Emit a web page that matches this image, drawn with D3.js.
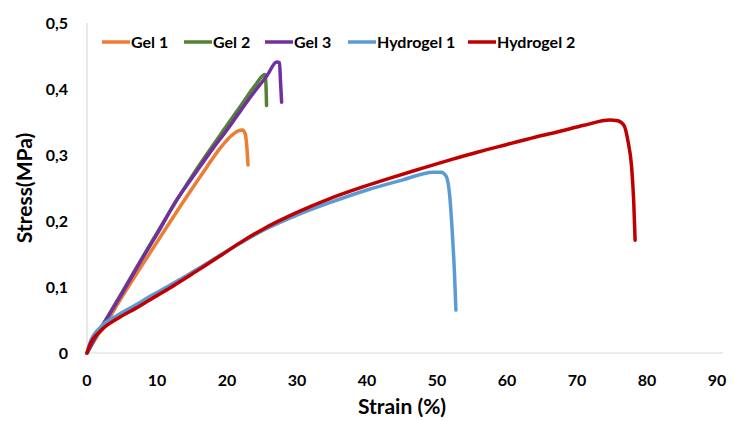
<!DOCTYPE html>
<html>
<head>
<meta charset="utf-8">
<script src="https://cdn.jsdelivr.net/npm/d3@7"></script>
<style>
  body { margin: 0; background: #fff; }
  text { font-family: "Lato", "Open Sans", sans-serif; font-weight: bold; fill: #000; }
</style>
</head>
<body>
<svg id="chart" width="734" height="421"></svg>
<script>
// series names and colours (legend order)
const seriesNames = ["Gel 1", "Gel 2", "Gel 3", "Hydrogel 1", "Hydrogel 2"];
const seriesColors = ["#ED7D31", "#548235", "#7030A0", "#5B9BD5", "#C00000"];

// [strain %, stress MPa]
const gel1 = [[0,0],[1,0.018],[3,0.05],[5,0.085],[10,0.168],[13.5,0.225],[17,0.28],[19,0.31],[20.5,0.328],[21.5,0.336],[22.2,0.338],[22.6,0.332],[22.85,0.31],[23,0.285]];
const gel2 = [[0,0],[1,0.02],[3,0.056],[5,0.092],[10,0.182],[15,0.268],[20,0.345],[22,0.375],[24,0.405],[25.4,0.422],[25.55,0.41],[25.65,0.375]];
const gel3 = [[0,0],[1,0.02],[3,0.055],[5,0.09],[8,0.145],[10,0.18],[12.8,0.232],[15,0.265],[18,0.31],[20,0.338],[22,0.368],[24,0.397],[25.7,0.42],[27.1,0.441],[27.5,0.44],[27.65,0.41],[27.8,0.38]];
const hydrogel1 = [[0,0],[0.4,0.015],[2,0.04],[4.5,0.058],[7,0.073],[9.2,0.087],[11.6,0.101],[14,0.116],[16.4,0.131],[19,0.148],[22,0.167],[25.2,0.186],[30,0.209],[35,0.229],[40,0.247],[45,0.262],[49.5,0.274],[50.6,0.274],[51.3,0.268],[51.8,0.24],[52.2,0.18],[52.5,0.12],[52.7,0.065]];
const hydrogel2 = [[0,0],[0.4,0.012],[2,0.034],[4.5,0.053],[7,0.068],[9.2,0.082],[11.6,0.097],[14,0.113],[16.4,0.129],[19,0.147],[22,0.168],[25.2,0.188],[30,0.213],[34.7,0.234],[39.5,0.252],[43.3,0.265],[47.6,0.279],[52,0.293],[56,0.305],[60,0.316],[64,0.327],[67.6,0.336],[71,0.345],[74.7,0.353],[75.8,0.352],[76.7,0.345],[77.3,0.32],[77.8,0.282],[78.1,0.23],[78.3,0.171]];
const allSeries = [gel1, gel2, gel3, hydrogel1, hydrogel2];

const xTicks = [0, 10, 20, 30, 40, 50, 60, 70, 80, 90];
const yTicks = [0, 0.1, 0.2, 0.3, 0.4, 0.5];

const svg = d3.select("#chart");
const margin = { left: 87, right: 17, top: 23, bottom: 68 };
const W = 734, H = 421;

const x = d3.scaleLinear().domain([0, 90]).range([margin.left, W - margin.right]);
const y = d3.scaleLinear().domain([0, 0.5]).range([H - margin.bottom, margin.top]);

// axis lines only, light grey
svg.append("line")
  .attr("x1", x(0)).attr("x2", x(90) + 6)
  .attr("y1", y(0)).attr("y2", y(0))
  .attr("stroke", "#d9d9d9").attr("stroke-width", 1.2);
svg.append("line")
  .attr("x1", x(0)).attr("x2", x(0))
  .attr("y1", y(0)).attr("y2", y(0.5))
  .attr("stroke", "#d9d9d9").attr("stroke-width", 1.2);

const fmtY = d => d === 0 ? "0" : d3.format(".1f")(d).replace(".", ",");

svg.append("g").selectAll("text")
  .data(yTicks)
  .join("text")
  .attr("x", x(0) - 19)
  .attr("y", d => y(d))
  .attr("dy", "0.35em")
  .attr("text-anchor", "end")
  .style("font-size", "16px")
  .text(fmtY);

svg.append("g").selectAll("text")
  .data(xTicks)
  .join("text")
  .attr("x", d => x(d))
  .attr("y", y(0) + 27)
  .attr("dy", "0.35em")
  .attr("text-anchor", "middle")
  .style("font-size", "16px")
  .text(d => d);

// axis titles
svg.append("text")
  .attr("x", (x(0) + x(90)) / 2)
  .attr("y", 407)
  .attr("dy", "0.35em")
  .attr("text-anchor", "middle")
  .style("font-size", "21px")
  .text("Strain (%)");

svg.append("text")
  .attr("transform", `translate(25,${(y(0) + y(0.5)) / 2}) rotate(-90)`)
  .attr("dy", "0.35em")
  .attr("text-anchor", "middle")
  .style("font-size", "21px")
  .text("Stress(MPa)");

// curves
const line = d3.line()
  .x(d => x(d[0]))
  .y(d => y(d[1]))
  .curve(d3.curveMonotoneX);

svg.append("g").selectAll("path")
  .data(allSeries)
  .join("path")
  .attr("d", line)
  .attr("fill", "none")
  .attr("stroke", (d, i) => seriesColors[i])
  .attr("stroke-width", 3.5)
  .attr("stroke-linejoin", "round")
  .attr("stroke-linecap", "round");

// legend
const legendX = [102, 184, 265, 348, 468];
const legend = svg.append("g").selectAll("g")
  .data(seriesNames)
  .join("g")
  .attr("transform", (d, i) => `translate(${legendX[i]},42)`);

legend.append("line")
  .attr("x1", 0).attr("x2", 28)
  .attr("stroke", (d, i) => seriesColors[i])
  .attr("stroke-width", 3.5);

legend.append("text")
  .attr("x", 29)
  .attr("dy", "0.35em")
  .style("font-size", "16px")
  .text(d => d);
</script>
</body>
</html>
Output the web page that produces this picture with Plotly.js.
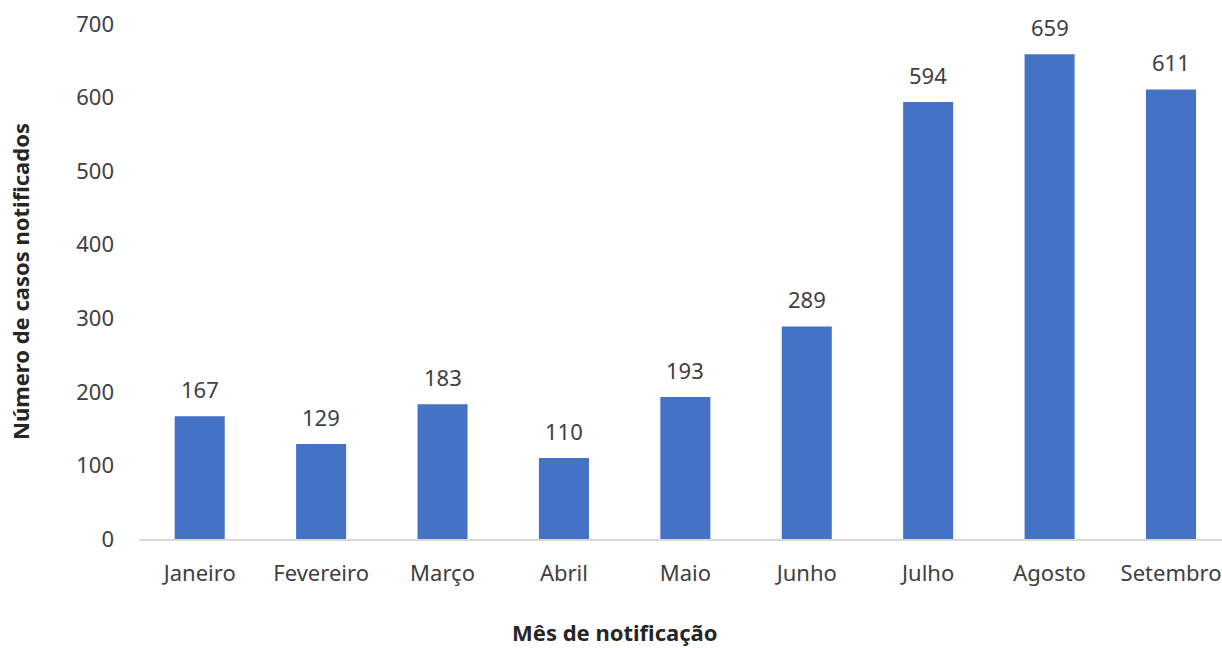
<!DOCTYPE html>
<html>
<head>
<meta charset="utf-8">
<script src="https://cdn.plot.ly/plotly-3.0.1.min.js"></script>
<style>html,body{margin:0;padding:0;background:#fff;}#chart{width:1222px;height:648px;}</style>
</head>
<body>
<div id="chart"></div>
<script>
const months = ["Janeiro", "Fevereiro", "Março", "Abril", "Maio", "Junho", "Julho", "Agosto", "Setembro"];
const cases = [167, 129, 183, 110, 193, 289, 594, 659, 611];
const yTicks = [0, 100, 200, 300, 400, 500, 600, 700];
const xTitle = "Mês de notificação";
const yTitle = "Número de casos notificados";

const FONT = "'Noto Sans', 'Open Sans', sans-serif";

const trace = {
  type: "bar",
  x: months,
  y: cases,
  marker: {color: "#4472C4"},
  hoverinfo: "x+y"
};

const annotations = months.map((m, i) => ({
  x: m, y: cases[i], xref: "x", yref: "y",
  text: String(cases[i]),
  showarrow: false, yanchor: "middle", yshift: 27,
  font: {family: FONT, size: 22, color: "#404040"}
}));

// x-axis title, placed as in the reference (left of plot-area centre)
annotations.push({
  xref: "paper", yref: "paper", x: 0.4395, y: -0.181,
  xanchor: "center", yanchor: "middle", showarrow: false,
  borderpad: 0,
  text: xTitle,
  font: {family: FONT, size: 22, color: "#262626", weight: "bold"}
});

const layout = {
  width: 1222, height: 648,
  margin: {l: 139, r: 0, t: 24, b: 109},
  paper_bgcolor: "#fff", plot_bgcolor: "#fff",
  bargap: 0.588,
  showlegend: false,
  font: {family: FONT, color: "#404040"},
  xaxis: {
    type: "category",
    range: [-0.5, 8.42],
    showline: true, linecolor: "#d9d9d9", linewidth: 1.5,
    showgrid: false, zeroline: false, ticks: "",
    ticklabelstandoff: 14,
    tickfont: {family: FONT, size: 22, color: "#404040"}
  },
  yaxis: {
    range: [0, 700],
    tickvals: yTicks,
    showline: false, showgrid: false, zeroline: false, ticks: "",
    ticklabelstandoff: 24,
    tickfont: {family: FONT, size: 22, color: "#404040"},
    title: {text: yTitle, standoff: 40, font: {family: FONT, size: 22, color: "#262626", weight: "bold"}}
  },
  annotations: annotations
};

Plotly.newPlot("chart", [trace], layout, {displayModeBar: false, staticPlot: true});
</script>
</body>
</html>
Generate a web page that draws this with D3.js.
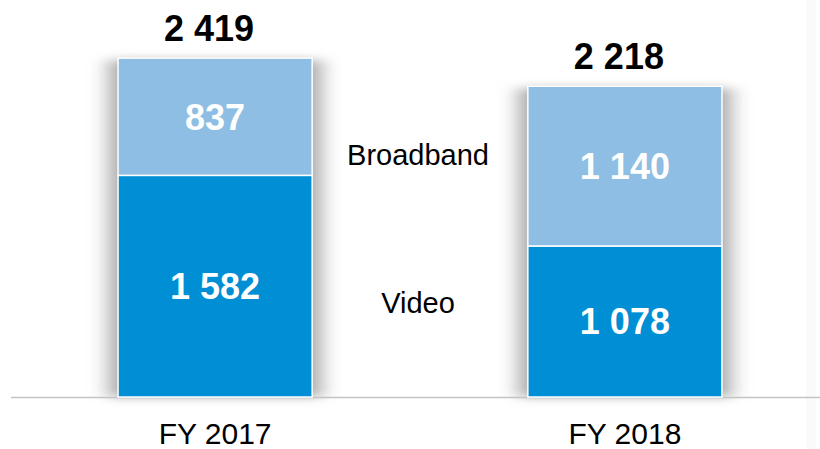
<!DOCTYPE html>
<html>
<head>
<meta charset="utf-8">
<script src="https://cdn.jsdelivr.net/npm/d3@7"></script>
<style>
  body { margin: 0; background: #fff; }
  svg { display: block; font-family: "Liberation Sans", Arial, sans-serif; }
</style>
</head>
<body>
<svg id="chart" width="820" height="449"></svg>
<script>
'use strict'

// chart data
var categories = ["FY 2017", "FY 2018"];
var series = ["Video", "Broadband"];
var video = [1582, 1078];
var broadband = [837, 1140];
var totals = [2419, 2218];

var colors = { "Video": "#008fd4", "Broadband": "#8ebee3" };

var svg = d3.select("#chart");
var baseY = 397;

var x = d3.scaleBand()
	.domain(categories)
	.range([15.6, 824.4])
	.paddingInner(0.5263)
	.paddingOuter(0.25);

var y = d3.scaleLinear()
	.domain([0, 2500])
	.range([baseY, baseY - 2500 * 0.1401]);

// space-separated thousands
function fmt(v){
	return d3.format(",")(v).replace(/,/g, " ");
}

// blur filter for the bar shadow
var defs = svg.append("defs");
defs.append("filter")
	.attr("id", "shadow")
	.attr("x", "-50%").attr("y", "-50%")
	.attr("width", "200%").attr("height", "200%")
	.append("feGaussianBlur")
	.attr("stdDeviation", "10 5");

// faint strip at the right edge
svg.append("rect")
	.attr("x", 806).attr("y", 0)
	.attr("width", 10).attr("height", 449)
	.attr("fill", "#fafafa");

var stacked = d3.stack().keys(series)(categories.map(function(c, i){
	return { cat: c, "Video": video[i], "Broadband": broadband[i] };
}));

// shadows behind every bar
svg.append("g").selectAll("rect")
	.data(categories)
	.join("rect")
	.attr("x", function(d){ return x(d) - 9; })
	.attr("y", function(d, i){ return y(totals[i]) + 2; })
	.attr("width", x.bandwidth() + 18)
	.attr("height", function(d, i){ return baseY - y(totals[i]) - 2; })
	.attr("fill", "#a8a8a8")
	.attr("filter", "url(#shadow)");

// baseline
svg.append("line")
	.attr("x1", 11).attr("x2", 820)
	.attr("y1", baseY + 0.5).attr("y2", baseY + 0.5)
	.attr("stroke", "#c4c4c4")
	.attr("stroke-width", 1.6);

// stacked segments
var layer = svg.append("g").selectAll("g")
	.data(stacked)
	.join("g")
	.attr("fill", function(d){ return colors[d.key]; });

layer.selectAll("rect")
	.data(function(d){ return d; })
	.join("rect")
	.attr("x", function(d){ return x(d.data.cat); })
	.attr("y", function(d){ return y(d[1]); })
	.attr("width", x.bandwidth())
	.attr("height", function(d){ return y(d[0]) - y(d[1]); })
	.attr("stroke", "#fff")
	.attr("stroke-width", 1.5);

// values inside the segments
layer.selectAll("text")
	.data(function(d){ return d; })
	.join("text")
	.attr("x", function(d){ return x(d.data.cat) + x.bandwidth() / 2; })
	.attr("y", function(d){ return (y(d[0]) + y(d[1])) / 2 + 13; })
	.attr("text-anchor", "middle")
	.attr("fill", "#fff")
	.attr("font-weight", "bold")
	.attr("font-size", 36)
	.text(function(d){ return fmt(d[1] - d[0]); });

// totals above bars
svg.append("g").selectAll("text")
	.data(categories)
	.join("text")
	.attr("x", function(d){ return x(d) + x.bandwidth() / 2 - 6; })
	.attr("y", function(d, i){ return y(totals[i]) - 17; })
	.attr("text-anchor", "middle")
	.attr("font-weight", "bold")
	.attr("font-size", 36)
	.attr("fill", "#000")
	.text(function(d, i){ return fmt(totals[i]); });

// category labels
svg.append("g").selectAll("text")
	.data(categories)
	.join("text")
	.attr("x", function(d){ return x(d) + x.bandwidth() / 2; })
	.attr("y", 444)
	.attr("text-anchor", "middle")
	.attr("font-size", 30)
	.attr("fill", "#000")
	.text(function(d){ return d; });

// series labels between the bars
var midX = (x(categories[0]) + x.bandwidth() + x(categories[1])) / 2;
var seriesLabels = [
	{ name: "Broadband", v: 1727 },
	{ name: "Video", v: 671 }
];
svg.append("g").selectAll("text")
	.data(seriesLabels)
	.join("text")
	.attr("x", midX - 2)
	.attr("y", function(d){ return y(d.v) + 10; })
	.attr("text-anchor", "middle")
	.attr("font-size", 29)
	.attr("fill", "#000")
	.text(function(d){ return d.name; });
</script>
</body>
</html>
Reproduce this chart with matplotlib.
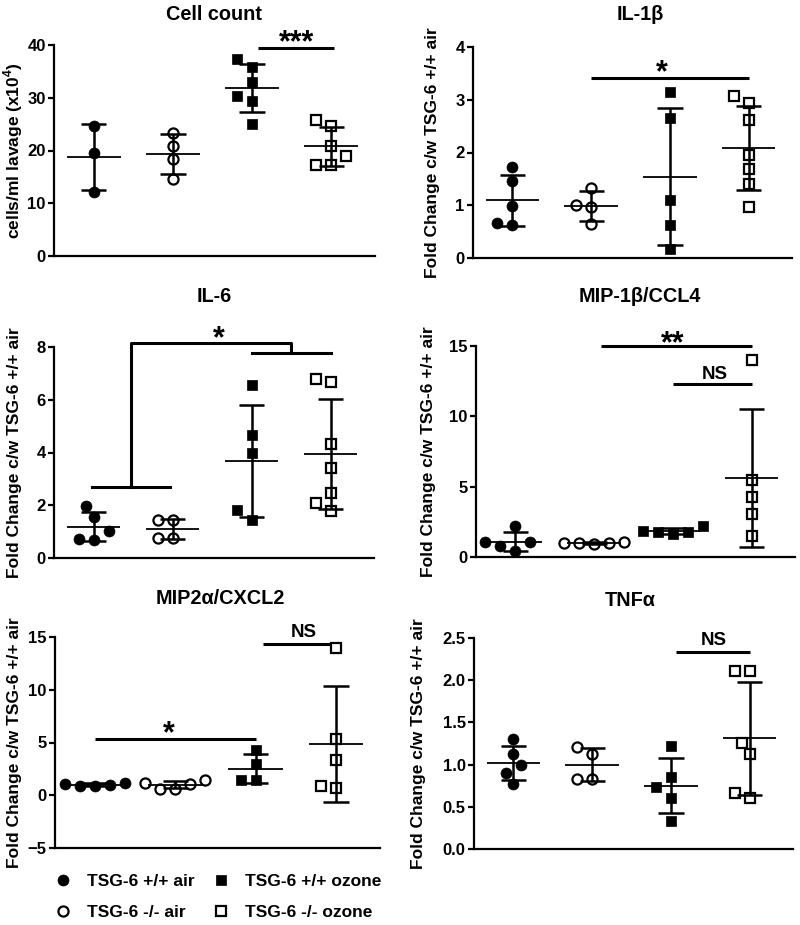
======
## GOAL
Read the data above and pull out each line that holds the string "this".

## TASK ANSWER
Emit a web page that matches this image, drawn with D3.js.
Output the web page that produces this picture with Plotly.js.
Generate a web page that draws this with D3.js.
Reproduce this chart with matplotlib.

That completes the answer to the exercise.